Ich wurde schon am ersten Prozesstag frei gesprochen - die klagenden 
Parteien OeVP, die FPOe und die roemisch-katholische Kirche hatten die 
Kosten zu tragen. Was aber soll das Ganze, was soll es vermitteln? Von 
ueberall her kriechen die Ratten, um unser bis vor einigen Monaten noch 
halbwegs funktionierendes Sozialsystem zu zerstoeren, um es gaenzlich zu 
durchloechern - um alles zu verscherbeln, was nur irgendwie noch moeglich 
ist.

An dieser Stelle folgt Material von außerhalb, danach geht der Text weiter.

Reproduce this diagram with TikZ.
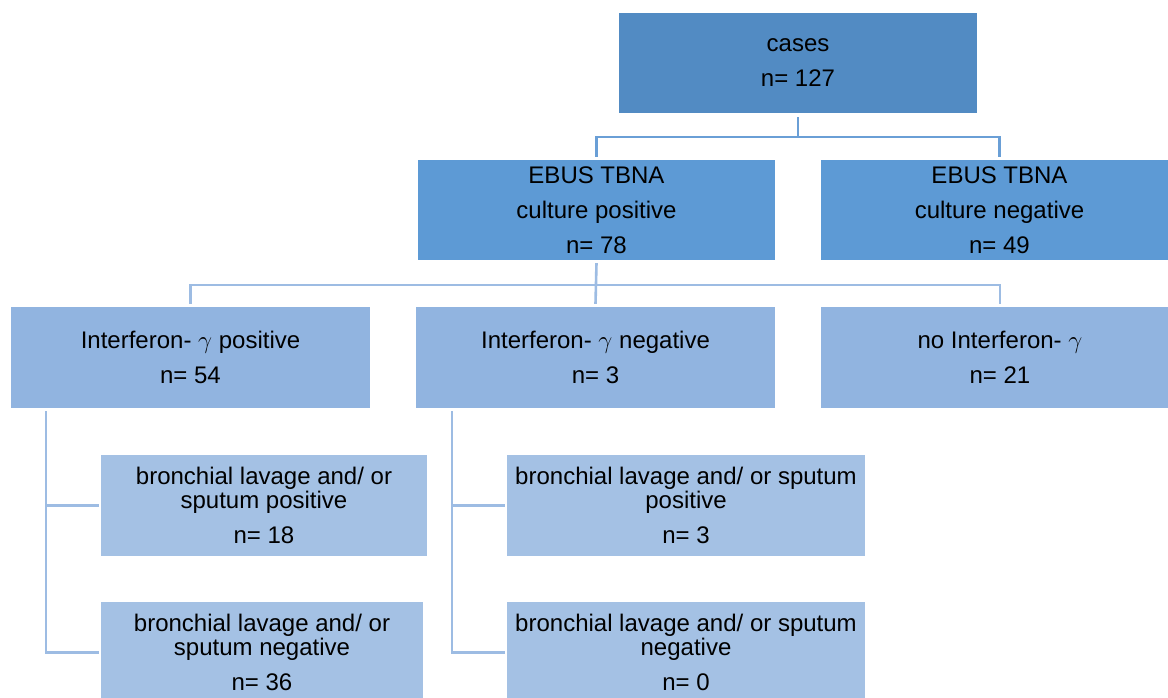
\documentclass[tikz,border=0pt]{standalone}
\usepackage{fontspec}
\setmainfont{Liberation Sans}
\usetikzlibrary{positioning,calc}
\definecolor{topblue}{HTML}{528BC3}
\definecolor{midblue}{HTML}{5D9AD5}
\definecolor{lowblue}{HTML}{91B4E0}
\definecolor{leafblue}{HTML}{A4C1E4}
\definecolor{linkdark}{HTML}{6A9FD6}
\definecolor{linklight}{HTML}{9DBCE3}
\tikzset{
  box/.style={rectangle, inner sep=0pt, align=center, text=black,
    font=\fontsize{24}{35}\selectfont},
  rootbox/.style={box, fill=topblue, minimum width=358pt, minimum height=100pt},
  cultbox/.style={box, fill=midblue, minimum width=357pt, minimum height=100pt},
  ifnbox/.style={box, fill=lowblue, minimum width=359pt, minimum height=101pt},
  leafbox/.style={box, fill=leafblue, minimum height=101pt,
    font=\fontsize{24}{24}\selectfont},
  linkA/.style={draw=linkdark, line width=2.6pt},
  linkB/.style={draw=linklight, line width=2.6pt},
}
\begin{document}
\begin{tikzpicture}[x=1pt,y=-1pt]
\useasboundingbox[fill=white] (0,0) rectangle (1168,697);

% first level
\node[rootbox] (cases) at (798,63) {cases\\n= 127};
\node[cultbox] (ebp) at (596.5,210) {EBUS TBNA\\culture positive\\n= 78};
\node[cultbox] (ebn) at (999.5,210) {EBUS TBNA\\culture negative\\n= 49};

% interferon level
\node[ifnbox] (ifp) at (190.5,357.5) {Interferon- $\gamma$ positive\\n= 54};
\node[ifnbox] (ifn) at (595.5,357.5) {Interferon- $\gamma$ negative\\n= 3};
\node[ifnbox] (ifx) at (1000,357.5) {no Interferon- $\gamma$\\n= 21};

% lavage / sputum results
\node[leafbox, minimum width=326pt] (b1) at (264,505.5)
  {bronchial lavage and/ or\\sputum positive\\[11pt]n= 18};
\node[leafbox, minimum width=322pt] (b2) at (262,652.5)
  {bronchial lavage and/ or\\sputum negative\\[11pt]n= 36};
\node[leafbox, minimum width=358pt] (b3) at (686,505.5)
  {bronchial lavage and/ or sputum\\positive\\[11pt]n= 3};
\node[leafbox, minimum width=358pt] (b4) at (686,652.5)
  {bronchial lavage and/ or sputum\\negative\\[11pt]n= 0};

% tree connectors
\coordinate (bar1) at (798,137);
\draw[linkA] ([yshift=-4pt]cases.south) -- (bar1);
\draw[linkA] ([yshift=3pt]ebp.north) |- (bar1) -| ([yshift=3pt]ebn.north);

\coordinate (bar2) at (596.5,285);
\draw[linkB] ([yshift=-3pt]ebp.south) -- ([yshift=3pt]ifn.north);
\draw[linkB] ([yshift=3pt]ifp.north) |- (bar2) -| ([yshift=3pt]ifx.north);

\coordinate (trunkL) at ($(ifp.south west)+(35,3)$);
\draw[linkB] (trunkL) |- ([xshift=-2pt]b1.west);
\draw[linkB] (trunkL) |- ([xshift=-2pt]b2.west);

\coordinate (trunkM) at ($(ifn.south west)+(36,3)$);
\draw[linkB] (trunkM) |- ([xshift=-2pt]b3.west);
\draw[linkB] (trunkM) |- ([xshift=-2pt]b4.west);
\end{tikzpicture}
\end{document}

Das Wahlvolk wird dabei zur Ablenkung, je naeher die Wahlen ruecken, 
schamlos gegen Zuwanderer verhetzt und akzeptiert dann sogar die schlimmsten 
Rueckschritte, wenn nur - ja wenn nur z.B. Herr Izmail Bergústàn mit seiner 
Familie dort bleibt, wo er ist, und wo er keine Zukunft mehr sieht. Wir 
geraten zur faschistischen Festung, wo wieder z.B. die Familie Bergùstàn 
mittlerweile in Abschiebezellen sitzt, deren Waechter ziemlich genau zu 
orten sind. Es sind dies einerseits die Bundesregierung samt den rechten 
Parteien, und andererseits gewisse Kirchenkreise, Medien wie die 
Kronenzeitung und schliesslich die aufgeheizte Bevoelkerung, deren letzter 
Abschaum die Skins darstellen. Aber keine Panik: wer dies alles fuer bare 
Muenze nimmt, traeumt ein bisschen. Und Traeumen, liebe Leute, ist ja nicht 
verboten. Traeumt mehr, liebe Leute! Traeumt, wo es geht und wie es geht 
und - verbreitet eure Traeume weiter. Ihr seid ja alle Kuenstler!